# Start of Data rows

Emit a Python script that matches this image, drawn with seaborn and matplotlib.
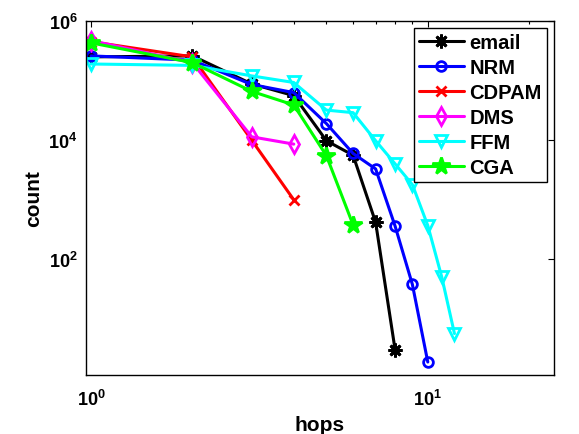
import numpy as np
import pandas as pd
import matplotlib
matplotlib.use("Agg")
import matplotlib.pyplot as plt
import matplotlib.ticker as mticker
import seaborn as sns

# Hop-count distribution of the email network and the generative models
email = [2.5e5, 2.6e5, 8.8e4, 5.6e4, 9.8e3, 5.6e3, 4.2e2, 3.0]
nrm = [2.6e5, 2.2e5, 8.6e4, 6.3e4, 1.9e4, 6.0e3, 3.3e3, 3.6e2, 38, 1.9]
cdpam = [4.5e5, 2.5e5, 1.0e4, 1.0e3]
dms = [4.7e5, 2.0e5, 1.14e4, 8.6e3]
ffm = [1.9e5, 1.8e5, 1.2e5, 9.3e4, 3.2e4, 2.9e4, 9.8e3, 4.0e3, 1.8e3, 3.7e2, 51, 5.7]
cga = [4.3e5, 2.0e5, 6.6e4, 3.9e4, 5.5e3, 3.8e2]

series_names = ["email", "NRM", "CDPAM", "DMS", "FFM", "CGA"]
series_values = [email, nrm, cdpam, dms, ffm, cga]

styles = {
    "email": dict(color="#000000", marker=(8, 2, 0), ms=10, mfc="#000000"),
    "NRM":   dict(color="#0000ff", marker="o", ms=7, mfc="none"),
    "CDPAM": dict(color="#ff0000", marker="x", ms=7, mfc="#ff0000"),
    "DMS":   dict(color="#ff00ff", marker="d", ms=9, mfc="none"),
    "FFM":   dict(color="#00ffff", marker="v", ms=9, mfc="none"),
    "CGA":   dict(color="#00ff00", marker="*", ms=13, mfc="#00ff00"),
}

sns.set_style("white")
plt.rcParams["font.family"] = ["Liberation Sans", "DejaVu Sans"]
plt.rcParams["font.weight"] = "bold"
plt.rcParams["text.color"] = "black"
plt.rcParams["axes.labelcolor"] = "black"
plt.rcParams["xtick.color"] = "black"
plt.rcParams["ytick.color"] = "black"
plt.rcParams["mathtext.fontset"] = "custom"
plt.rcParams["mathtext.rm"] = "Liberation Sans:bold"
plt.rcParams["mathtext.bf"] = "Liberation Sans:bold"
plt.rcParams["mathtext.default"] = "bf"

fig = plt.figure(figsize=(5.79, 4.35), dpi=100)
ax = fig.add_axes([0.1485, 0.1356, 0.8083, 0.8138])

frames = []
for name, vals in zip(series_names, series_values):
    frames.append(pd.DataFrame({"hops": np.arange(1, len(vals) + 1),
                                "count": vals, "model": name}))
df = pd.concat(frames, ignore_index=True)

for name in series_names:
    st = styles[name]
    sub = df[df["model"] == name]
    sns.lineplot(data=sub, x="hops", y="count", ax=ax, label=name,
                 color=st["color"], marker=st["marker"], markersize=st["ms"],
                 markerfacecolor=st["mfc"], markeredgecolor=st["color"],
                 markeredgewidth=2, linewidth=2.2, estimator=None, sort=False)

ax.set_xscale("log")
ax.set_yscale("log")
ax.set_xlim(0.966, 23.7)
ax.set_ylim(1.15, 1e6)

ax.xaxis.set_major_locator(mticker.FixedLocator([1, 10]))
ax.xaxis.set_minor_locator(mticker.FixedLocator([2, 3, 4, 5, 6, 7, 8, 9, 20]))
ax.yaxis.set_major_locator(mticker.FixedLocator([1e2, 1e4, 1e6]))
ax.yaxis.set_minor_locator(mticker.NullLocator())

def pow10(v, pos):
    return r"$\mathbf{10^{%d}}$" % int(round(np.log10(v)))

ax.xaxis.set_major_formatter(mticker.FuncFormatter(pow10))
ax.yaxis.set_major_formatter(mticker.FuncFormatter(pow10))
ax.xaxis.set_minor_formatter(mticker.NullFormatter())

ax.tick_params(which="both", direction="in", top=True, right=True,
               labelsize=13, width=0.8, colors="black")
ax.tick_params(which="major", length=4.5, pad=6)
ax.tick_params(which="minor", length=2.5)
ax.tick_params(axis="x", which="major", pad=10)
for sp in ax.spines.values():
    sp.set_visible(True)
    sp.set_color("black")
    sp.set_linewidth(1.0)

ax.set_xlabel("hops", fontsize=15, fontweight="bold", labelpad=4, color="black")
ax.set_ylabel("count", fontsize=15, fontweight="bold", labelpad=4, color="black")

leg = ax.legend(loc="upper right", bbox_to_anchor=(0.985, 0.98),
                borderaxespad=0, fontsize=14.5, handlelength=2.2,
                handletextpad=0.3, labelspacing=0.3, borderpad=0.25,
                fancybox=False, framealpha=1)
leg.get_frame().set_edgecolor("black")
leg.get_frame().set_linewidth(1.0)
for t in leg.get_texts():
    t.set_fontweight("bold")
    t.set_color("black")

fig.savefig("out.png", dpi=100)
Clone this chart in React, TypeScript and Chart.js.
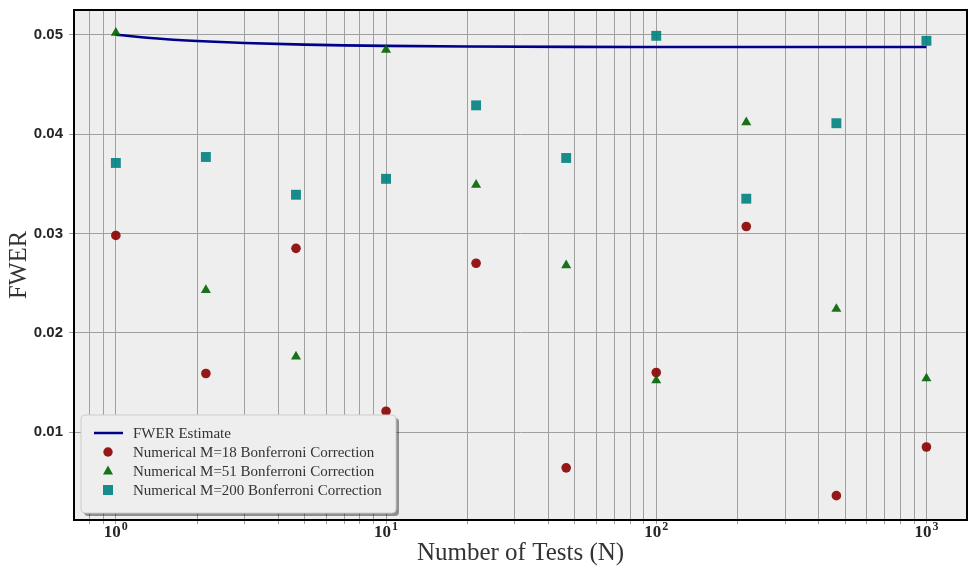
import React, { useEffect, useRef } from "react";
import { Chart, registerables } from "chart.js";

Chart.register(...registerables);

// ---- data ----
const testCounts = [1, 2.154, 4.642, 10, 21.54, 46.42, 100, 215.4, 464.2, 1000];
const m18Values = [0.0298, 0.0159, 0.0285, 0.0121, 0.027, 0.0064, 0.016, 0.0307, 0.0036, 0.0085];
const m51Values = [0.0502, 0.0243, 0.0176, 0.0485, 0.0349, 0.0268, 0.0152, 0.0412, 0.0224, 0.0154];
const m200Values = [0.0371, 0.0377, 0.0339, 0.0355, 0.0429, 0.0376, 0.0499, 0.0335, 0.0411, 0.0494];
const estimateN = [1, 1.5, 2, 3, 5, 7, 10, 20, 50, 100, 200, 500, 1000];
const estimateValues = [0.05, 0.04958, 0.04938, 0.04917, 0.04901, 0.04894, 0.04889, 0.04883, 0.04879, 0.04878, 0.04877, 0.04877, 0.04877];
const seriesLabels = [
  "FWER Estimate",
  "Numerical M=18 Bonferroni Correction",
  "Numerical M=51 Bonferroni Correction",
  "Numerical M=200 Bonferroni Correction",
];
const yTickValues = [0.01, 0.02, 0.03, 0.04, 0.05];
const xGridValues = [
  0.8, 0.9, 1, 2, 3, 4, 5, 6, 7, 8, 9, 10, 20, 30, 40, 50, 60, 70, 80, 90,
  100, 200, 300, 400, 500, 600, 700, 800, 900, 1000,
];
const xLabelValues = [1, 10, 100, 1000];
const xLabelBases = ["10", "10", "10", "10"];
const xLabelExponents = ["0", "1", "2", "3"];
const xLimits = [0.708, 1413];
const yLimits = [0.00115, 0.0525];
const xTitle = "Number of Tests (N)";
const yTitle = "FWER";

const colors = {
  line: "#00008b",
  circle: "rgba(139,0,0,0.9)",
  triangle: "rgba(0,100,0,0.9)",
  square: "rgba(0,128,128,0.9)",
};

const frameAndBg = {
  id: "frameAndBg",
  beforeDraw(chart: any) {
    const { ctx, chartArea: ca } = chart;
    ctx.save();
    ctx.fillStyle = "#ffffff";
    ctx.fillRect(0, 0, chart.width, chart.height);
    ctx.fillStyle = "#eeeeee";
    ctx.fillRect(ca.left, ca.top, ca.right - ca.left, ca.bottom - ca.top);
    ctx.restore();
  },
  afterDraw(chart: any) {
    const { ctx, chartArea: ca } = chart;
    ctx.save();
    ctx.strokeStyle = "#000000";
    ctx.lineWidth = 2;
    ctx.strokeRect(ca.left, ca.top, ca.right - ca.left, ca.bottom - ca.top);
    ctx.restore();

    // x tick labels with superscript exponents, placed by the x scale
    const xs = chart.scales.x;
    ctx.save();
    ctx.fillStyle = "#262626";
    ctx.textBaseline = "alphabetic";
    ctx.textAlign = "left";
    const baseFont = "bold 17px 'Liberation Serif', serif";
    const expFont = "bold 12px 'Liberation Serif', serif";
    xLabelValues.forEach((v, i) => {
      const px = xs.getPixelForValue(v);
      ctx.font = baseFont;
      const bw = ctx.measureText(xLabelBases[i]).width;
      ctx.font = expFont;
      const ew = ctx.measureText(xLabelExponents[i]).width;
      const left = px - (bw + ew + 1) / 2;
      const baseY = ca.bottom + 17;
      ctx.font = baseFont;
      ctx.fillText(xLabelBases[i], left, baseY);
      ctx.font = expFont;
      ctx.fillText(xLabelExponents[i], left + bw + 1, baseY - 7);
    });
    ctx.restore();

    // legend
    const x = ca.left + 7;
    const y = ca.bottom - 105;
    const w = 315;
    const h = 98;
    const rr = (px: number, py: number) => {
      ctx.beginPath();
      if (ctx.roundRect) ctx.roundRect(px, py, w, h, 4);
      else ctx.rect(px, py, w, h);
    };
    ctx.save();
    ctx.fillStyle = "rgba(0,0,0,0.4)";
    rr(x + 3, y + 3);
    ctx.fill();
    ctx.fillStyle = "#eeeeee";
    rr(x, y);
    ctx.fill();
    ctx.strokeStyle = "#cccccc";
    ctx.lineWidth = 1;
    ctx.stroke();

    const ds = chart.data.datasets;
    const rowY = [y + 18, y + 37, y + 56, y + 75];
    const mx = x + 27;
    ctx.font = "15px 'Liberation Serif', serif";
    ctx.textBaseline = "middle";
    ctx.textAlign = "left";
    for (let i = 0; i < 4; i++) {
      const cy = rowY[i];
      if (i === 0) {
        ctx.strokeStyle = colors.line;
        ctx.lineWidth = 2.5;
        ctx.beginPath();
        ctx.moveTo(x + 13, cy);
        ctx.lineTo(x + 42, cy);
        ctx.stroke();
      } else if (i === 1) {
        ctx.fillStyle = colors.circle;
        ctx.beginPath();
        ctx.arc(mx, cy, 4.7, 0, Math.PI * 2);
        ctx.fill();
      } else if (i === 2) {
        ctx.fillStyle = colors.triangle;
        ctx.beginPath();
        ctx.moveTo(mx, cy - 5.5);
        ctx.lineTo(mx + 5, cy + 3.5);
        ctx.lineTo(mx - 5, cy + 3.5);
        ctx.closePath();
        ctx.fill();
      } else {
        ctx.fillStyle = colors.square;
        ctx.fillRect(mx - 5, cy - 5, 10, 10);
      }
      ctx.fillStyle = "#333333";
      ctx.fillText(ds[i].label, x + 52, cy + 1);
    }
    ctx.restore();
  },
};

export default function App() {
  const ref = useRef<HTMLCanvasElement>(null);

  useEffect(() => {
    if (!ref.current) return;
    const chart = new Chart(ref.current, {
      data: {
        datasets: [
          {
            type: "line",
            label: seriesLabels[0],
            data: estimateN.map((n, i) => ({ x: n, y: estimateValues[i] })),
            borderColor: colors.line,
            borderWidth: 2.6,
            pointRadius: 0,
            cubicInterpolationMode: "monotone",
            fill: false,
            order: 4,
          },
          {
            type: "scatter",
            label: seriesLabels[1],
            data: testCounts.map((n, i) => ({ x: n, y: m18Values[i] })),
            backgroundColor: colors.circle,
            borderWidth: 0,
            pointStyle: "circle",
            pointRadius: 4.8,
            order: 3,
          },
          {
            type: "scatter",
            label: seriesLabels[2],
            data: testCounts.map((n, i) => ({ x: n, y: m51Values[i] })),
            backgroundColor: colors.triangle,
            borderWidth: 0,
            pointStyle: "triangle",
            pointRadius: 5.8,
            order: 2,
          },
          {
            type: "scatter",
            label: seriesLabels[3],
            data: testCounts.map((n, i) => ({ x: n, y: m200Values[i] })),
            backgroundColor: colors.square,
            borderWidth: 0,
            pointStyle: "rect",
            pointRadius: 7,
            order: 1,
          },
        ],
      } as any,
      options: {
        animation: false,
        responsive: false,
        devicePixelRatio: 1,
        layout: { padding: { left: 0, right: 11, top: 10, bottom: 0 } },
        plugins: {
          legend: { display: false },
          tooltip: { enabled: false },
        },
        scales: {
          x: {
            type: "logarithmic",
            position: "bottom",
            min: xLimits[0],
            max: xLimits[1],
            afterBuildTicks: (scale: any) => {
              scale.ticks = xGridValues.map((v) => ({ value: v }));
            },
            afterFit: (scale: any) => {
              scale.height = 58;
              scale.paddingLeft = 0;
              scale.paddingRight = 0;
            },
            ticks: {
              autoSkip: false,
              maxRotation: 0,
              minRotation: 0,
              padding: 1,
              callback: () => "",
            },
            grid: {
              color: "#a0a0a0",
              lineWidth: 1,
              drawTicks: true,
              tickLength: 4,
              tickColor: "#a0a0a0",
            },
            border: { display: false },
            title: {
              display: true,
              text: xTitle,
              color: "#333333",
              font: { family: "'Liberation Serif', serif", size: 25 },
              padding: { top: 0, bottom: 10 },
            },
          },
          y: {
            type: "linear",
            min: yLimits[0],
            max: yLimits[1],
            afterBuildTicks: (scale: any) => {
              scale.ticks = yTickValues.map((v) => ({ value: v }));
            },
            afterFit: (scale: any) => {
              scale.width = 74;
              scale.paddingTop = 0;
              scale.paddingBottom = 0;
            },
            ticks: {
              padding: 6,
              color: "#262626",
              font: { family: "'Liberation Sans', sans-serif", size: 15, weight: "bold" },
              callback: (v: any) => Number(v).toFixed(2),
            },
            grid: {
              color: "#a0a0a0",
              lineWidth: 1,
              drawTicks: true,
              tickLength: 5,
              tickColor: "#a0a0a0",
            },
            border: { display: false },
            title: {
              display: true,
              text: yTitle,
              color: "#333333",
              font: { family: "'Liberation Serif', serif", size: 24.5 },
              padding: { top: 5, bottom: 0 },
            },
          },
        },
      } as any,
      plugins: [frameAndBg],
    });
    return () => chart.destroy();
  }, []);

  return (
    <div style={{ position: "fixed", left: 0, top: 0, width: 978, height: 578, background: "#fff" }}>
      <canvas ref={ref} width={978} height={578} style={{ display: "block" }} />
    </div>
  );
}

# End of Data rows

* **What needs to be done**: Without the pictures, please reproduce each line of the listing above exactly, from the first one through the line bearing "import seaborn as sns".

* **Complete answer**:
Emit a Python script that matches this image, drawn with seaborn and matplotlib.
import numpy as np
import pandas as pd
import matplotlib
matplotlib.use("Agg")
import matplotlib.pyplot as plt
import matplotlib.ticker as mticker
import seaborn as sns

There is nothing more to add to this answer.